The Fifth Patient 2 1/2 stars

Nick Chinlund, Isaach De Bankole, Brendan Fehr

Directed by Amir Mann

Shows again June 12 at 3 p.m.

A man wakes up in a run-down hospital in a tiny African nation with no idea of who he is or how he got there. Various shadowy figures interrogate him, accusing him of unspecified crimes. He must piece his life together while convincing his captors not to kill him.

This is an immediate and engrossing set-up, similar to the basic template for plenty of thrillers, and it lends The Fifth Patient a certain momentum that lasts more than halfway through the film, until writer-director Mann starts providing some answers about why exactly his main character (Chinlund) is in Africa, and what his mysterious tormentors and/or allies are trying to get out of him. As the possible spy begins to regain bits and pieces of his memory, along the way becoming more confident in his own espionage skills, the film resembles The Bourne Identity on a smaller scale.
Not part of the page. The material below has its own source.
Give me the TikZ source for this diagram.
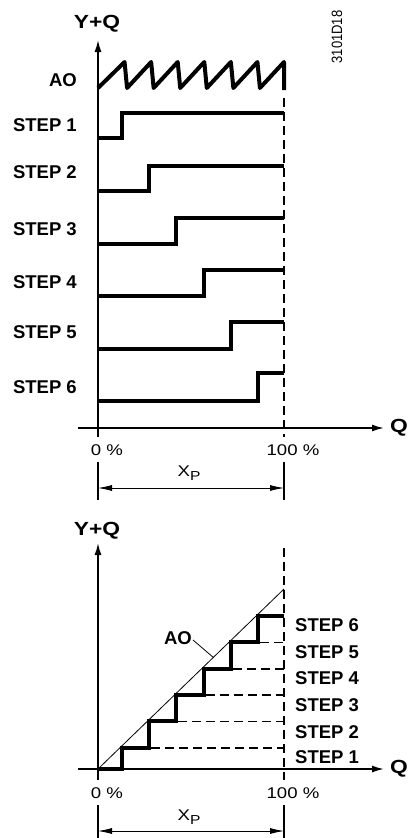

Chinlund has the looks and charisma of a young Harrison Ford, and he carries the movie well as he and the viewers embark on the same search for the truth.

Unfortunately, the truth we end up with is convoluted and unsatisfying, and the more Mann reveals the less interesting the movie becomes. He’s got a good visual style and a knack for creating suspense; he’d probably do well to direct a thriller that a stronger screenwriter had constructed with a little more narrative sturdiness.